C'è poi il Baby Yoda, di cui ho già accennato sopra. Non ho ancora chiaro quanto sia digitale o animatronico, ma è bellissimo, riesce a rubare la scena anche solo sollevando di tanto in tanto le orecchiucce verdi, ha degli occhi liquidi, profondi, una espressione buffa ma che sa diventare pensosa. Per riflesso, si può dire che più ci appare umano il Baby Yoda, più diventa ulteriormente umana ai nostri occhi la recitazione tutta fatta in sottrazione di Mandalorian, che riesce a enfatizzare  semplici gesti "mimici" di interazione come sollevare il piccolo da terra, coprirlo, offrirgli ogni tanto una pallina con cui giocare. 
Carl "Apollo Creed" Weathers interpreta un enigmatico trafficone di nome Greef Karga, che per molti aspetti richiama Lando Calrissian. Weathers ha una faccia da buono che non finisce più, ma qui riesce a essere insidioso e ambiguo come in Predator ed il suo character è molto riuscito. Nick Nolte da voce a un Ugnaught di nome Kuill, uno dei personaggi più complessi e affascinanti della serie, la wrestler Gina Carano è invece una specie di amazzone di nome Cara Dune, splendida, ironica e come uscita direttamente da un gioco di ruolo fantasy anni '80. Datemi Red Sonya con lei protagonista e il Grande Khali come Yago. 

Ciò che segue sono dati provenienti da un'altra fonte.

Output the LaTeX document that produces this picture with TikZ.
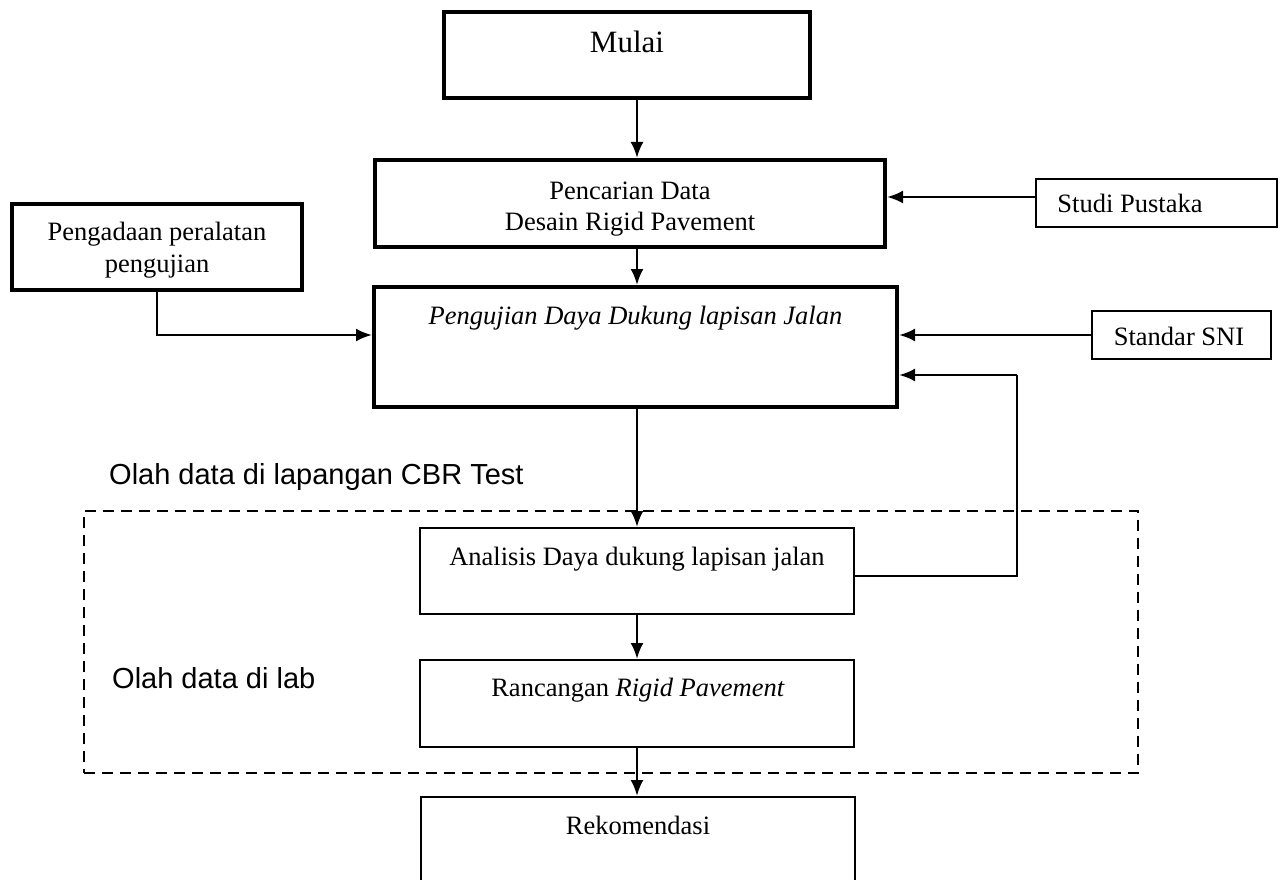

Ci sono molti altri personaggi, ma credo che avranno una parte più consistente nelle prossime stagioni della serie.

- Finale: un cavaliere in armatura silenzioso e risoluto il cui volto è coperto da un elmo, come gli oscuri cavalieri di Dark Souls, diviene un empatico e generoso anti-eroe dopo l'incontro fortuito con un bambino. Insieme partono per un viaggio che alle volte ha i contorni della fiaba, come spesso, ma nei dettagli, ha il sapore amaro della guerra e della sconfitta. Visivamente magnifico, accompagnato da una bella colonna sonora, con un ottimo cast e registi che hanno saputo raccontare al meglio e con personalità le singole storie, The Mandalorian è la più bella e gradita delle sorprese del canale streaming Disney+. Un'ottima occasione per vedere una serie adatta a tutta la famiglia e che sa accattivarsi più sezioni di pubblico grazie a una trama stratificata e appagante per ogni fascia di età. Si rischia l'acquisto compulsivo dei mille gadget che presto inonderanno il mercato, primo tra tutti il peluche di Baby Yoda, ma è un piccolo scotto da pagare in relazione a prodotti così bene confezionati. Quasi otto ore da sogno.